Instantly recognizable by his natty bow tie and suspenders and his neatly parted white hair, Redenbacher made himself famous through cheerful, folksy commercials for the popcorn named after him.

''Many people thought he was a media creation, but what people saw on television, that was him,'' said William E. Smith, executive director of The Popcorn Institute in Chicago and a friend of Redenbacher's for 43 years.

''In all of our industry, he was one of the great gentlemen and great personalities.''

Redenbacher's image, so wholesome and middle-American it almost seemed a caricature, overshadowed his agricultural savvy, which he used to create his gourmet popping corn with his friend Charles Bowman.

Born into an Indiana farming family, Redenbacher became a county agriculture agent after graduating from Purdue University with a degree in agronomy.

In the early 1940s, while managing a 12,000-acre farm where he was growing popcorn, Redenbacher and Bowman used the fields to experiment with corn hybrids.

Several decades and 30,000 hybrids later, they introduced gourmet popcorn, which Redenbacher described as fluffier and of higher quality, but also more expensive to produce.

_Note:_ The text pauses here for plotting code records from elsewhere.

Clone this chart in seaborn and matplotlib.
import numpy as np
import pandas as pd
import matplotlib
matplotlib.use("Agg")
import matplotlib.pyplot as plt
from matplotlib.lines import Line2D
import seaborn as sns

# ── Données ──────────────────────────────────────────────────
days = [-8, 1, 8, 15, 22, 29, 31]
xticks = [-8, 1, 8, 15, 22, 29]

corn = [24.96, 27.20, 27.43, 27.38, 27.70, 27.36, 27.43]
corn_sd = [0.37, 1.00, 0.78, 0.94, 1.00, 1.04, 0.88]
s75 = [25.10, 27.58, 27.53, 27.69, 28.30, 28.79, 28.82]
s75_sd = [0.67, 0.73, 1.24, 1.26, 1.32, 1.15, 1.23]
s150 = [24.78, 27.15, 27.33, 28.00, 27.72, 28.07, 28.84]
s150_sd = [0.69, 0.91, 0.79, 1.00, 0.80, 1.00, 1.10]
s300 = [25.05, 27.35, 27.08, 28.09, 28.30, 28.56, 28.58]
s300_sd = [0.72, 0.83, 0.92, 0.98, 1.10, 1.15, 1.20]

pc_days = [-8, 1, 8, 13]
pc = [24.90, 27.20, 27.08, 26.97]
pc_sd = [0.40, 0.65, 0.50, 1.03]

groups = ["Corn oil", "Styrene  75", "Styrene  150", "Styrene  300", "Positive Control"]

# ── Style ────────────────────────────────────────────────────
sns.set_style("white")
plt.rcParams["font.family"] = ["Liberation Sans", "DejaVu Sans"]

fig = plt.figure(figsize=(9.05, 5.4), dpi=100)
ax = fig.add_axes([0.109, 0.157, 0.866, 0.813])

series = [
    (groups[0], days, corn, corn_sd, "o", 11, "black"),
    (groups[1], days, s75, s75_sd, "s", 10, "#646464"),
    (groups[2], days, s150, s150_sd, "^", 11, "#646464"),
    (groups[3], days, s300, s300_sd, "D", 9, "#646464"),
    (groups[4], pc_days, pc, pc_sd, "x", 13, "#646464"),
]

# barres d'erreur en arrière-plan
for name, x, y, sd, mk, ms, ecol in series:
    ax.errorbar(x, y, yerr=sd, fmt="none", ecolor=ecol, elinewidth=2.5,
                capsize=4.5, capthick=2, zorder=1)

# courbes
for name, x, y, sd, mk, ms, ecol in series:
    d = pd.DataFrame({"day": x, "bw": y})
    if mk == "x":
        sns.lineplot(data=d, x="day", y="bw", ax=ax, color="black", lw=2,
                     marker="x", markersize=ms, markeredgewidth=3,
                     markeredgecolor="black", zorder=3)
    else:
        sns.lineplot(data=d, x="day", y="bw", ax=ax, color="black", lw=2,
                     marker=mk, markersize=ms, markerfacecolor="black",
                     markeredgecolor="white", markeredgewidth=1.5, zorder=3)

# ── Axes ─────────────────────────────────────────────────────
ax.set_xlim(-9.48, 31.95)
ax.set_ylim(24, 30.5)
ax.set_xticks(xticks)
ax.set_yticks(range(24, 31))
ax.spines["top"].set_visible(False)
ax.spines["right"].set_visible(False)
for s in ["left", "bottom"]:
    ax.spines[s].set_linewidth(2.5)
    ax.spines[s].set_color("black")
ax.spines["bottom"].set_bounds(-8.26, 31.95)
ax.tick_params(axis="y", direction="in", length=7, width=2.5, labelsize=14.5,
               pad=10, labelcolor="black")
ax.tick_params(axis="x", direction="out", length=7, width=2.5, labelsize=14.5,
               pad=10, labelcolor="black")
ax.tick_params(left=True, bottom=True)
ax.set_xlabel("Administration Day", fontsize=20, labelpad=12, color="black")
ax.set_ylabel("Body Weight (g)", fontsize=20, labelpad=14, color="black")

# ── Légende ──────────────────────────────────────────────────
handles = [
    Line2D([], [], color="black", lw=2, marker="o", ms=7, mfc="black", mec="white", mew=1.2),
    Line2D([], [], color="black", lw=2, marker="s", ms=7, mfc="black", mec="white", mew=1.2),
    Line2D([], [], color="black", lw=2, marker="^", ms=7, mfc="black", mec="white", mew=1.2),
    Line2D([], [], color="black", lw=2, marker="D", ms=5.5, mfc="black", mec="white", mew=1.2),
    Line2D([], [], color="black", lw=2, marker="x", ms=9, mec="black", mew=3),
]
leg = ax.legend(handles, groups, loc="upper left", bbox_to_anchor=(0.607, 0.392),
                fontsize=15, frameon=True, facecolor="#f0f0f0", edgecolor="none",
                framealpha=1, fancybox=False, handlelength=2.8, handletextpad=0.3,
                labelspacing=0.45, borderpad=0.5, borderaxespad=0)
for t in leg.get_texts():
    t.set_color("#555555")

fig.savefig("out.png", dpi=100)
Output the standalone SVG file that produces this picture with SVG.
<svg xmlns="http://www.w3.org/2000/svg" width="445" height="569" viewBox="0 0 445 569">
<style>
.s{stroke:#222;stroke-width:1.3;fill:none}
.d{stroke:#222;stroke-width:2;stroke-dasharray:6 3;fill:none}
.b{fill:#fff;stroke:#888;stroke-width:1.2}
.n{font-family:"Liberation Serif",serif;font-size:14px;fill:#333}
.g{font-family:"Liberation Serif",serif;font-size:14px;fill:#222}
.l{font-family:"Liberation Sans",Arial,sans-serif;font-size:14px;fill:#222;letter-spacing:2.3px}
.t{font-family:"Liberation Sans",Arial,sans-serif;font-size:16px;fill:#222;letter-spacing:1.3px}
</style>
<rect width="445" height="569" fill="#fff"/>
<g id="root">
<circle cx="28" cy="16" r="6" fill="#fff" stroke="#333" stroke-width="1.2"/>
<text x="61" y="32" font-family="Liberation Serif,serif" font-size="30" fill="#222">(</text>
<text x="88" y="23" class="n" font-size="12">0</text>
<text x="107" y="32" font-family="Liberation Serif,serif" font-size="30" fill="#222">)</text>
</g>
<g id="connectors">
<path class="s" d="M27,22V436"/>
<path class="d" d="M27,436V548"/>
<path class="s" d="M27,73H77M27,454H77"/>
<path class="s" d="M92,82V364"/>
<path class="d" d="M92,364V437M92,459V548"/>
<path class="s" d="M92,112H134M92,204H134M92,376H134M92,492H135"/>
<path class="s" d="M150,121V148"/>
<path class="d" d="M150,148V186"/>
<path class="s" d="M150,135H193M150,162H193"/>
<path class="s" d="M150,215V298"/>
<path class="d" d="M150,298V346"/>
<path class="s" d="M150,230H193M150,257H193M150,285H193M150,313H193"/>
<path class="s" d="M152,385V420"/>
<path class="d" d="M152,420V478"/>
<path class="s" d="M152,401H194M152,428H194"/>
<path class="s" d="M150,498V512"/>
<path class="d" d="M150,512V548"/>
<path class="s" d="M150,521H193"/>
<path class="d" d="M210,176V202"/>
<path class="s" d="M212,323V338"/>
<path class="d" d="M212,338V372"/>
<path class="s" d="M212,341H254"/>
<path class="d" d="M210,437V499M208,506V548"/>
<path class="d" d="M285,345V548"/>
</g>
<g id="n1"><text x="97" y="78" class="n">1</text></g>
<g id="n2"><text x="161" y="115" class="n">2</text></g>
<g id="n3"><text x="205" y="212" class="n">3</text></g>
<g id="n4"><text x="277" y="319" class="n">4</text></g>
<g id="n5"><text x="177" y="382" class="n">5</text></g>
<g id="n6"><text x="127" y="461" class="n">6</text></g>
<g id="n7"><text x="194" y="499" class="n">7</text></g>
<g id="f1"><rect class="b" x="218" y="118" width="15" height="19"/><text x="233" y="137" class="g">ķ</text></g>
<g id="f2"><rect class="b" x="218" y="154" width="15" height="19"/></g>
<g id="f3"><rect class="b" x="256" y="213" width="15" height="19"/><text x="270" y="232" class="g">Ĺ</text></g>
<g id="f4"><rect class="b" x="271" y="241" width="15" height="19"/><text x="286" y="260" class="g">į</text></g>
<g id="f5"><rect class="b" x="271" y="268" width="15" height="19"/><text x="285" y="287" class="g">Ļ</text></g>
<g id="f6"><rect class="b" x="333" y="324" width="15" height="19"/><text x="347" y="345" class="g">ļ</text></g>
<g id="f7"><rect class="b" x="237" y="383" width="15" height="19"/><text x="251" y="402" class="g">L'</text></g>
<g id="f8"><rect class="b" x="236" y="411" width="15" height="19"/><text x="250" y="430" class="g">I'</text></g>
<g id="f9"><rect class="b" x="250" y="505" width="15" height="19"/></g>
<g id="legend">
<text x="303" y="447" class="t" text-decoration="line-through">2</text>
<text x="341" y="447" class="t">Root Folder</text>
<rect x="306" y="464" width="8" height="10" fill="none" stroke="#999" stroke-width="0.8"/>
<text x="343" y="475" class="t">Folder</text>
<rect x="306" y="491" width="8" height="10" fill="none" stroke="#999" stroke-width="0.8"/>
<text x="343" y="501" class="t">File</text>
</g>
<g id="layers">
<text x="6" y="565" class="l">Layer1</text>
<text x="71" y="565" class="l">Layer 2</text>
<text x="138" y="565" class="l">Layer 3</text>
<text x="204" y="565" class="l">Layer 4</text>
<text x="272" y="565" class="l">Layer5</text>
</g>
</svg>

''We tried to sell the different processors on the idea that people would pay more for a better quality product, that this was a good marketing concept,'' he told The Associated Press in 1987. ''They said we were crazy, and we tried to prove them wrong.''

Redenbacher peddled the popcorn himself, driving across the country to convince store owners that Red Bow, named for its inventors, would sell.

Sell it did, and in 1976, Redenbacher and Bowman sold their operation to Hunt-Wesson Inc., the Fullerton, Calif.-based company now owned by ConAgra.

Orville Redenbacher's Gourmet Popping Corn remains the leading brand among microwave popcorns, said Hunt-Wesson publicist Jill Saletta.

Redenbacher's role as popcorn icon traces to 1971, when Marshall Fields, the Chicago department store that at the time was the only retailer carrying his popcorn, asked Redenbacher to autograph his product at a downtown store.

Redenbacher is survived by two daughters, Gail Tuminello, of Valparaiso, and Billie Ann Atwood, of San Jose, Calif., and 12 grandchildren.